[begin RECORD SET]

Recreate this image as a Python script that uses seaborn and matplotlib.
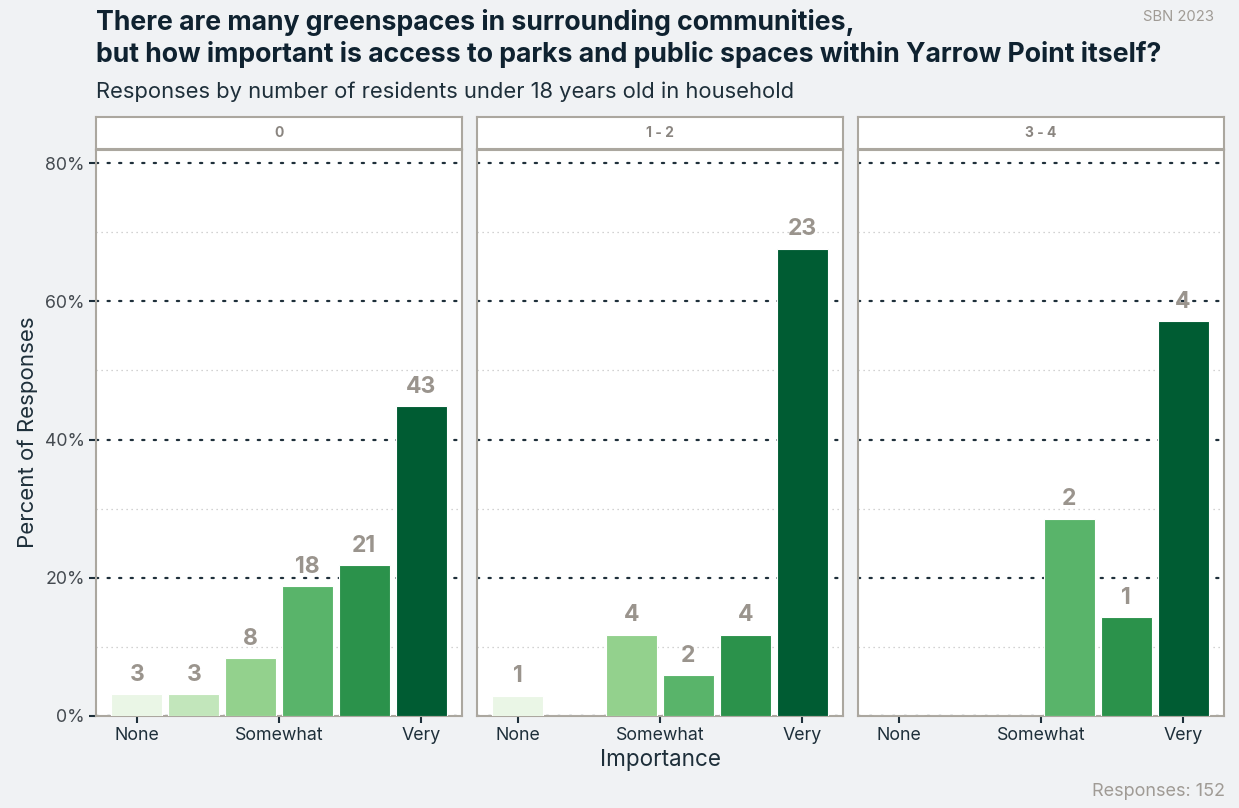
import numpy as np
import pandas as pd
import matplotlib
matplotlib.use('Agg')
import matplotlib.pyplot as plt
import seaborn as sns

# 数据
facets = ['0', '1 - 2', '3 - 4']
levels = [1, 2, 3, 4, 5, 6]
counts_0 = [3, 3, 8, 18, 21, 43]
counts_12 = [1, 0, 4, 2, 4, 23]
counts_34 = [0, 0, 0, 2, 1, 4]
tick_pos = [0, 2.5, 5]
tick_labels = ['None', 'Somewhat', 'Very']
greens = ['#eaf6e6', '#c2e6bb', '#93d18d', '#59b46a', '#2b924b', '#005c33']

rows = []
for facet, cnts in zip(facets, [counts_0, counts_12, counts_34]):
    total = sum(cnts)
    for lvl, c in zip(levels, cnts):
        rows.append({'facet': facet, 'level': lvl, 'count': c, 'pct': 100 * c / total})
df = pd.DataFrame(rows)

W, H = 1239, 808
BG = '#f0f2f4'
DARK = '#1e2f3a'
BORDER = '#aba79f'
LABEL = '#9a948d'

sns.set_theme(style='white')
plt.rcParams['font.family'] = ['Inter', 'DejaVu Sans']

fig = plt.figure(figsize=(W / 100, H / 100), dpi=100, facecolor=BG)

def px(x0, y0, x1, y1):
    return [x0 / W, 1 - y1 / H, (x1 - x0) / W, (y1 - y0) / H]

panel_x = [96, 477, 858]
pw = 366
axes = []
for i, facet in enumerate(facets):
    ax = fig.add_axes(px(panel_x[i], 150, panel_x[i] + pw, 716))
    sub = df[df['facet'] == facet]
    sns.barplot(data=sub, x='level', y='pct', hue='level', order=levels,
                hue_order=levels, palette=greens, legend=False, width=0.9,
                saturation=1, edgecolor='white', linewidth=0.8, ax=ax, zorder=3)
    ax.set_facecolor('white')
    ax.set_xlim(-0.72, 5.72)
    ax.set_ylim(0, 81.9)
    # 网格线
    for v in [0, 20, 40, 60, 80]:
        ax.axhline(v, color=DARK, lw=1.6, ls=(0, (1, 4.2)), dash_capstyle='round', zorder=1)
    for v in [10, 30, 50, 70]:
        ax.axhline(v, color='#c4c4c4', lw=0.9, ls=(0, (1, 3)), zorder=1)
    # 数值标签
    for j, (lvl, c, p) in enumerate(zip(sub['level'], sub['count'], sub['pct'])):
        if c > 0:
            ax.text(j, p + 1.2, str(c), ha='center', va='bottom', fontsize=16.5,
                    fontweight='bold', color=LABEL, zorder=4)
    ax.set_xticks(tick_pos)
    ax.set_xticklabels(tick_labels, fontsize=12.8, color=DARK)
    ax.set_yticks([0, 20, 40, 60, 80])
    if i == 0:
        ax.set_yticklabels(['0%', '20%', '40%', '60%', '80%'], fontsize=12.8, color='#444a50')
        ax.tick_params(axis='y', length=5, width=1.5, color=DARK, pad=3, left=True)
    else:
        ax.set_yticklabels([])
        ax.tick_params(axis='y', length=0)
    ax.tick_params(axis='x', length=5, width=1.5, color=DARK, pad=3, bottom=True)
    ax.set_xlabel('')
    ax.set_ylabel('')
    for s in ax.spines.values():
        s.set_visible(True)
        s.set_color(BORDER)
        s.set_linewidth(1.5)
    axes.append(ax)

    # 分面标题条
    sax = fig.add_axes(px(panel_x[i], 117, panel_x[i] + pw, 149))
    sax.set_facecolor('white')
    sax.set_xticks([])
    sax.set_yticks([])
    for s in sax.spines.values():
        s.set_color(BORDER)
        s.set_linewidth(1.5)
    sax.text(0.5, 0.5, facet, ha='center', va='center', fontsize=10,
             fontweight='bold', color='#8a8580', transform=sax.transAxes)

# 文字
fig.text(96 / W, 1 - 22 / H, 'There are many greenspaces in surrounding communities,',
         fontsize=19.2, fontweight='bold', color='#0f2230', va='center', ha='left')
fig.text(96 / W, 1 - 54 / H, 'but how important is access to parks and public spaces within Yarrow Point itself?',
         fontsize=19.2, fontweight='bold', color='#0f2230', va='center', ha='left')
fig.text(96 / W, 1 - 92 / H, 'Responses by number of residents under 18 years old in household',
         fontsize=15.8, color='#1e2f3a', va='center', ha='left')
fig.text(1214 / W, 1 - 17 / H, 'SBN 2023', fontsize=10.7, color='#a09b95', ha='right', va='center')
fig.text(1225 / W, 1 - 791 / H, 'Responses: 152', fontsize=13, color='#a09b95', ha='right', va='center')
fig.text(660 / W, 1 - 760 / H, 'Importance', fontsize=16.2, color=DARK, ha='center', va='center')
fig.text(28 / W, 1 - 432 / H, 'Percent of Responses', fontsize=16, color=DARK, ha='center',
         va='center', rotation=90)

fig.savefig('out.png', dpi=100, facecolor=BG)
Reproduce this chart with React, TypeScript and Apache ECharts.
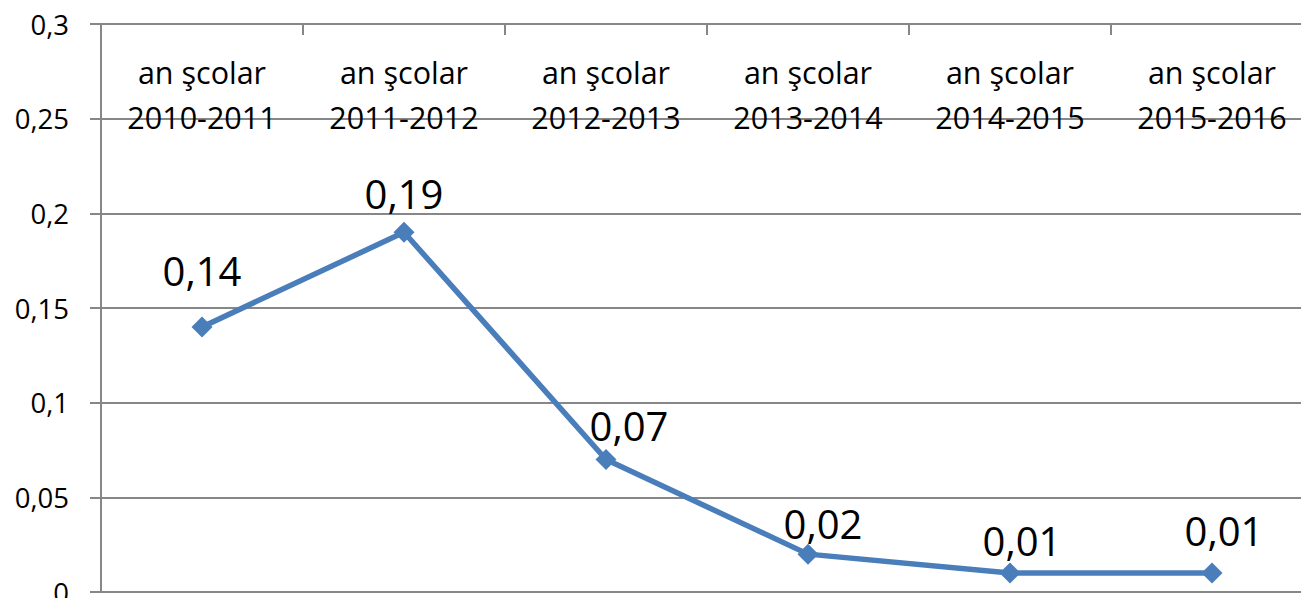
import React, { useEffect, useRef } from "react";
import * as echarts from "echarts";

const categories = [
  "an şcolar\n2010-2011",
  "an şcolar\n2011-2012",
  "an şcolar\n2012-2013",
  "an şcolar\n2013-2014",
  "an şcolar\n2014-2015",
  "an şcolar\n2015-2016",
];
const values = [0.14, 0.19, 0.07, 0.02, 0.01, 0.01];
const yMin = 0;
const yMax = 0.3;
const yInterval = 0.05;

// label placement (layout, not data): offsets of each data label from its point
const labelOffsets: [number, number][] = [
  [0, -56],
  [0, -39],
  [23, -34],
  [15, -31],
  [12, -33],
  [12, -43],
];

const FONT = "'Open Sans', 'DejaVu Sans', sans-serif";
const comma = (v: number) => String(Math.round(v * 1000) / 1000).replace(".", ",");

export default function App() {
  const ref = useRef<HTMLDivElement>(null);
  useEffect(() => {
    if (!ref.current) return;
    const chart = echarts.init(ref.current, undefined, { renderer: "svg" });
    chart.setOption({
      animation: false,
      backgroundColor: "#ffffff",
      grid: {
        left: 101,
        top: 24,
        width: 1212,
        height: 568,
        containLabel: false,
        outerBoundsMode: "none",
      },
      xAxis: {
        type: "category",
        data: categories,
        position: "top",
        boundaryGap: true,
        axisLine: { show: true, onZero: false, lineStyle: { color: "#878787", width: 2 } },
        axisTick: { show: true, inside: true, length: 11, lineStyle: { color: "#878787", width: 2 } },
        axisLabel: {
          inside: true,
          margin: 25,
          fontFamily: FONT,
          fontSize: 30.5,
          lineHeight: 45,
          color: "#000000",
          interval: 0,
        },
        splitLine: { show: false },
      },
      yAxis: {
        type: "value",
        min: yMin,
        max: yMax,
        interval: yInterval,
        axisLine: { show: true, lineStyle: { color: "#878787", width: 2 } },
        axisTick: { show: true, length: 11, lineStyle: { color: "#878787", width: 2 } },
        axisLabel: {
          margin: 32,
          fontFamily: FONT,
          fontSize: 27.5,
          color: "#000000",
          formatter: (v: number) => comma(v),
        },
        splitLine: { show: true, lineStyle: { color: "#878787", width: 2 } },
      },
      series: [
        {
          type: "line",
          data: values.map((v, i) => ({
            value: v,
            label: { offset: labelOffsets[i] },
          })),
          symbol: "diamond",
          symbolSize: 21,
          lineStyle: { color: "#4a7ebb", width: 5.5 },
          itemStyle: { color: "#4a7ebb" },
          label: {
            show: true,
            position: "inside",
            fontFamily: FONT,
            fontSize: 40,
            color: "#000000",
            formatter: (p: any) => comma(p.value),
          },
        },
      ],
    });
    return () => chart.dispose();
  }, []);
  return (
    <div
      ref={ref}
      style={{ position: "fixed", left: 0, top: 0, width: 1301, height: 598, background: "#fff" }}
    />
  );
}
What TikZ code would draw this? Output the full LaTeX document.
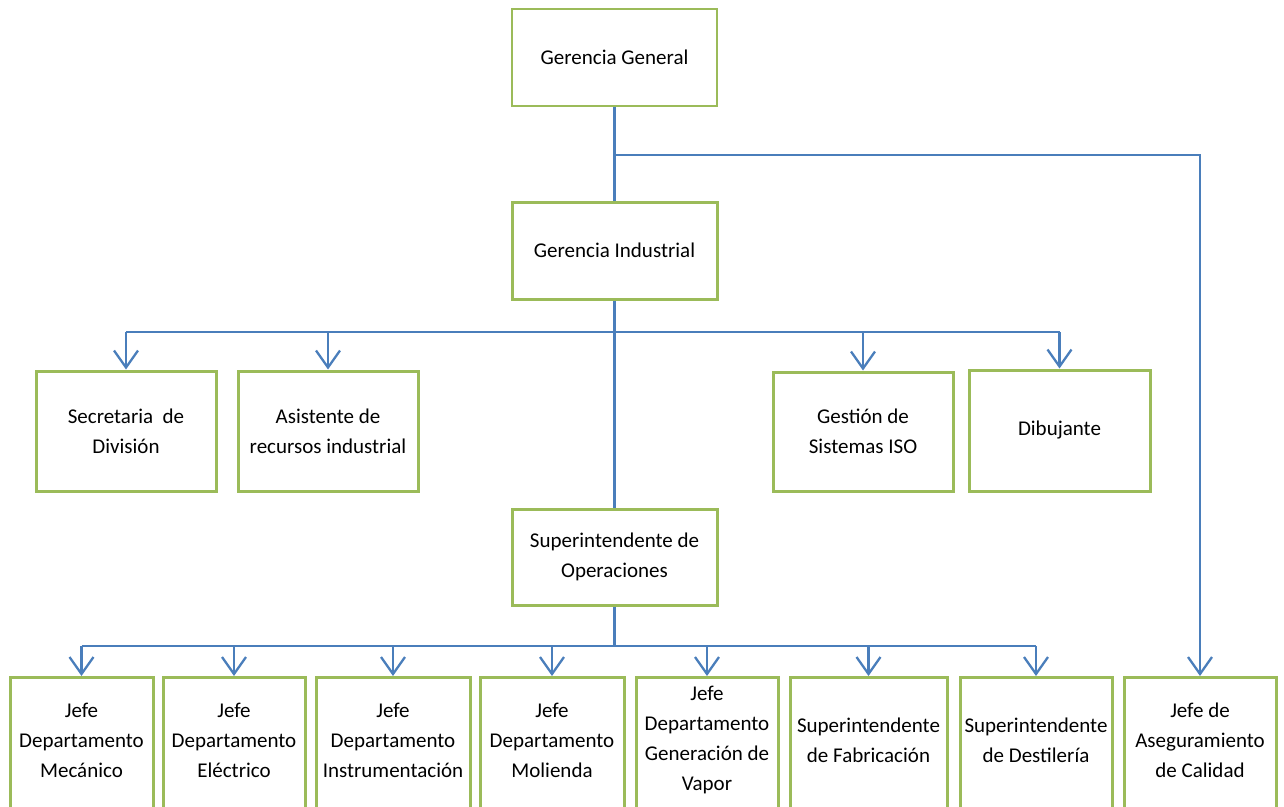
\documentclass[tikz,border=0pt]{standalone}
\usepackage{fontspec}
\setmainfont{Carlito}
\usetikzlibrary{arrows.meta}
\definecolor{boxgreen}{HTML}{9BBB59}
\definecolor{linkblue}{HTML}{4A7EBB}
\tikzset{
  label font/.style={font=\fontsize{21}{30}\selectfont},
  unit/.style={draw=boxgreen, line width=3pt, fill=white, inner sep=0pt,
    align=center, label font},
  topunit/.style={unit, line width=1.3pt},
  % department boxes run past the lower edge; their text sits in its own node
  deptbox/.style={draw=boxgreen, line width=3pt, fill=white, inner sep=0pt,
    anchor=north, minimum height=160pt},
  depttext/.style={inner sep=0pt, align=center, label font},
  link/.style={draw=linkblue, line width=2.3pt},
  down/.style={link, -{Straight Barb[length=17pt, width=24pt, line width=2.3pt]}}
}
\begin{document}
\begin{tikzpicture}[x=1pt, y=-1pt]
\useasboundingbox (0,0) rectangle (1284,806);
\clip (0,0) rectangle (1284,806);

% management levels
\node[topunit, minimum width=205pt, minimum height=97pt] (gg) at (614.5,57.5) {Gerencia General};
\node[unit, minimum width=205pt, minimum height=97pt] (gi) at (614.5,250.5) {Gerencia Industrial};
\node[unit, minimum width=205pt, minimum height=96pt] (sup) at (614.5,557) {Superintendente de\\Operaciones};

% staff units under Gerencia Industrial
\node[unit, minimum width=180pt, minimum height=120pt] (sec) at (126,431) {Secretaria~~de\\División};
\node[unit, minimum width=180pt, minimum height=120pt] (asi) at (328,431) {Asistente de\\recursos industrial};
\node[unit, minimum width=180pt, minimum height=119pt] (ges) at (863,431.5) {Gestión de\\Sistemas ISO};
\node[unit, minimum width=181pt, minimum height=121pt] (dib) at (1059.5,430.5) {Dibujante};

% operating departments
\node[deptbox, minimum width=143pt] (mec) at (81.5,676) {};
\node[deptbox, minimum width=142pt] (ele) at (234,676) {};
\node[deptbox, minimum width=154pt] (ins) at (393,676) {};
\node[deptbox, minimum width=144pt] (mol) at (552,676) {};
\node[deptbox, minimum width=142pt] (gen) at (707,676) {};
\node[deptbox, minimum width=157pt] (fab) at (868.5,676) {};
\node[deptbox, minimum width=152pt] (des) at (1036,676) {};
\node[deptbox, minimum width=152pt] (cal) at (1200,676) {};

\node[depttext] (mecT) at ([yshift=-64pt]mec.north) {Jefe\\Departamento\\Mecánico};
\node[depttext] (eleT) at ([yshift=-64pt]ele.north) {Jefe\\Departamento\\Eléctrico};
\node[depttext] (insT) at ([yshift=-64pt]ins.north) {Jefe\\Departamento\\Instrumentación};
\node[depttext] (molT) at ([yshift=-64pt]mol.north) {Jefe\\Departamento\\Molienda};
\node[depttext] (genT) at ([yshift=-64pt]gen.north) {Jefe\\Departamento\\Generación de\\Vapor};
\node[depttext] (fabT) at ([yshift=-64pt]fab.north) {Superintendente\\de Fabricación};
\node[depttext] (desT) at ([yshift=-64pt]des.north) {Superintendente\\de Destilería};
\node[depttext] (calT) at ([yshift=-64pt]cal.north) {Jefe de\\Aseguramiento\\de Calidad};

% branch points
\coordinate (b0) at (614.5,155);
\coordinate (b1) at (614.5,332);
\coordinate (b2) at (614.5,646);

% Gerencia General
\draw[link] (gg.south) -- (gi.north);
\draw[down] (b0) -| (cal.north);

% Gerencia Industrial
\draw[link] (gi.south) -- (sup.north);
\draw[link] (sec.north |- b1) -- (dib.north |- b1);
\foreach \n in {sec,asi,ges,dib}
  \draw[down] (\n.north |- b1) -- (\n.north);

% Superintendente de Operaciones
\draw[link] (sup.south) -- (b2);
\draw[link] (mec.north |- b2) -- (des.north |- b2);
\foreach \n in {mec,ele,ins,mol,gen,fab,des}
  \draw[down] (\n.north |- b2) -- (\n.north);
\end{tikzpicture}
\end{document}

[end RECORD SET]

GOAL >> Check every line for "matplotlib" and show the ones that have it.

RESULT >>
Recreate this image as a Python script that uses seaborn and matplotlib.
import matplotlib
matplotlib.use('Agg')
import matplotlib.pyplot as plt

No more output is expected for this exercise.